Info
These are the results from the Automatic geometry creation, meshing and simulation of the NeoVAD
The automated workflow was successfully created and allowed for up to seven simulations to be run per day with no manual interaction between them. This was significantly more efficient than manually creating a new geometry for each experiment, creating a new mesh, and running a simulation.
Compared with the initial days of manually running each simulation, it is estimated that the automated process doubled the number of simulations that were run. On days where constant manual interaction was not possible (for example weekends), the automated process was especially effective as there was a significant productivity boost from virtually zero to a full day of work. Furthermore, time that would otherwise be spent setting up and running the simulation could be spent elsewhere in the project.
Some experiments could not be meshed successfully due to the blade parameters, for example, if the wrap angle was too high. If the scripts encountered such an error, it would move onto the next simulation and not produce a results file. This would then be handled in the script which detected any missing result numbers and set a placeholder result as -1 in the results file, which could be easily filtered and deleted. This could potentially be automated further using an Excel macro.

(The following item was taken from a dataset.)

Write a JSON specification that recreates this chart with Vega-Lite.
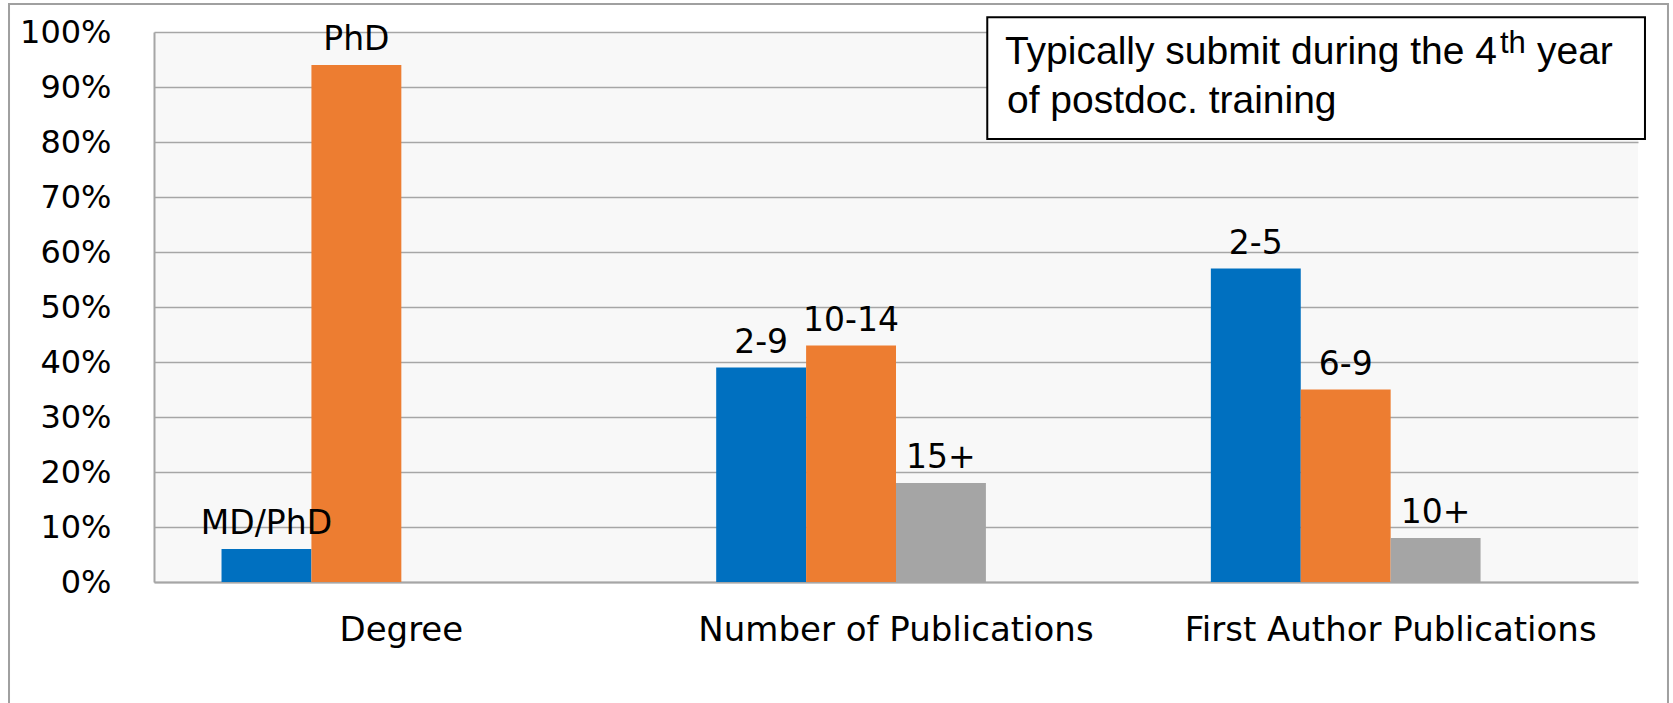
{
  "$schema": "https://vega.github.io/schema/vega-lite/v6.json",
  "width": 1484,
  "height": 550,
  "autosize": {"type": "none"},
  "padding": {"left": 154, "top": 32, "right": 35, "bottom": 121},
  "background": "white",
  "config": {"view": {"fill": "#F8F8F8", "stroke": null}, "font": "DejaVu Sans"},
  "data": {
    "values": [
      {"category": "Degree", "series": "s1", "label": "MD/PhD", "value": 0.06},
      {"category": "Degree", "series": "s2", "label": "PhD", "value": 0.94},
      {"category": "Number of Publications", "series": "s1", "label": "2-9", "value": 0.39},
      {"category": "Number of Publications", "series": "s2", "label": "10-14", "value": 0.43},
      {"category": "Number of Publications", "series": "s3", "label": "15+", "value": 0.18},
      {"category": "First Author Publications", "series": "s1", "label": "2-5", "value": 0.57},
      {"category": "First Author Publications", "series": "s2", "label": "6-9", "value": 0.35},
      {"category": "First Author Publications", "series": "s3", "label": "10+", "value": 0.08}
    ]
  },
  "resolve": {"scale": {"x": "independent"}, "axis": {"x": "independent", "y": "independent"}},
  "layer": [
    {
      "layer": [
        {
          "mark": {"type": "bar"},
          "encoding": {
            "x": {
              "field": "category", "type": "nominal",
              "sort": ["Degree", "Number of Publications", "First Author Publications"],
              "scale": {"paddingInner": 0.273, "paddingOuter": 0.1365},
              "axis": {"title": null, "labelAngle": 0, "ticks": false, "tickSize": 0, "labelPadding": 58, "labelBaseline": "alphabetic", "labelFontSize": 34, "labelLimit": 0, "labelFont": "DejaVu Sans", "labelColor": "black", "domainColor": "#A6A6A6", "domainWidth": 2}
            },
            "xOffset": {"field": "series", "type": "nominal", "scale": {"domain": ["s1", "s2", "s3", "s4"], "paddingInner": 0, "paddingOuter": 0}},
            "y": {
              "field": "value", "type": "quantitative",
              "scale": {"domain": [0, 1], "nice": false},
              "axis": {"title": null, "format": ".0%", "values": [0, 0.1, 0.2, 0.3, 0.4, 0.5, 0.6, 0.7, 0.8, 0.9, 1], "ticks": false, "tickSize": 0, "labelPadding": 43, "labelFontSize": 32, "labelFont": "DejaVu Sans", "labelColor": "black", "grid": true, "gridColor": "#A6A6A6", "gridWidth": 1.5, "domainColor": "#A6A6A6", "domainWidth": 2}
            },
            "color": {"field": "series", "type": "nominal", "scale": {"domain": ["s1", "s2", "s3"], "range": ["#0070C0", "#ED7D31", "#A5A5A5"]}, "legend": null}
          }
        },
        {
          "mark": {"type": "text", "baseline": "alphabetic", "dy": -15, "fontSize": 33, "font": "DejaVu Sans", "color": "black"},
          "encoding": {
            "x": {"field": "category", "type": "nominal", "sort": ["Degree", "Number of Publications", "First Author Publications"]},
            "xOffset": {"field": "series", "type": "nominal"},
            "y": {"field": "value", "type": "quantitative"},
            "text": {"field": "label"}
          }
        }
      ]
    },
    {
      "data": {"values": [{}]},
      "layer": [
        {
          "mark": {"type": "rect", "fill": "transparent", "stroke": "#A0A0A0", "strokeWidth": 2},
          "encoding": {
            "x": {"datum": -0.0977, "type": "quantitative", "scale": {"domain": [0, 1], "nice": false, "zero": false}, "axis": null},
            "x2": {"datum": 1.0202},
            "y": {"datum": 1.0509, "type": "quantitative", "axis": null},
            "y2": {"datum": -0.3}
          }
        },
        {
          "mark": {"type": "rect", "fill": "white", "stroke": "black", "strokeWidth": 2},
          "encoding": {
            "x": {"datum": 0.5615, "type": "quantitative", "axis": null},
            "x2": {"datum": 1.0047},
            "y": {"datum": 1.0267, "type": "quantitative", "axis": null},
            "y2": {"datum": 0.8055}
          }
        },
        {
          "mark": {"type": "text", "align": "right", "baseline": "alphabetic", "font": "Liberation Sans", "fontSize": 39, "color": "black"},
          "encoding": {
            "x": {"datum": 0.905, "type": "quantitative", "axis": null},
            "y": {"datum": 0.9418, "type": "quantitative", "axis": null},
            "text": {"value": "Typically submit during the 4"}
          }
        },
        {
          "mark": {"type": "text", "align": "left", "baseline": "alphabetic", "font": "Liberation Sans", "fontSize": 31, "color": "black"},
          "encoding": {
            "x": {"datum": 0.907, "type": "quantitative", "axis": null},
            "y": {"datum": 0.9618, "type": "quantitative", "axis": null},
            "text": {"value": "th"}
          }
        },
        {
          "mark": {"type": "text", "align": "left", "baseline": "alphabetic", "font": "Liberation Sans", "fontSize": 39, "color": "black"},
          "encoding": {
            "x": {"datum": 0.9319, "type": "quantitative", "axis": null},
            "y": {"datum": 0.9418, "type": "quantitative", "axis": null},
            "text": {"value": "year"}
          }
        },
        {
          "mark": {"type": "text", "align": "left", "baseline": "alphabetic", "font": "Liberation Sans", "fontSize": 39, "color": "black"},
          "encoding": {
            "x": {"datum": 0.5748, "type": "quantitative", "axis": null},
            "y": {"datum": 0.8527, "type": "quantitative", "axis": null},
            "text": {"value": "of postdoc. training"}
          }
        }
      ]
    }
  ]
}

There were four experiments with a failed mesh (5% of the total number). To limit the number of experiments that failed to mesh, the wrap angle could have been more closely monitored to further improve the bounds of the DoE.
The scripts also accounted for various limitations caused by the project resources. The simulations were run on a separate PC that did not have Python installed. To mitigate this, the automatic meshing and simulation was conducted using an independent PowerShell script, requiring only the .bgi and .wbjn files. These files could be batch produced separately on a different PC using Python. Furthermore, the PC restarted every night, meaning the simulations could not be set off and left unattended. Therefore, the script was modified, allowing the user to provide a list of experiment numbers to be simulated. This was also useful for verifying individual results.
One drawback of the scripts was that they did not provide convergence information. A batch of experiments was monitored to verify that they did converge, but it is possible that some of the unattended simulations did not. This could be improved by exporting convergence information as well as the pressure head result for each experiment.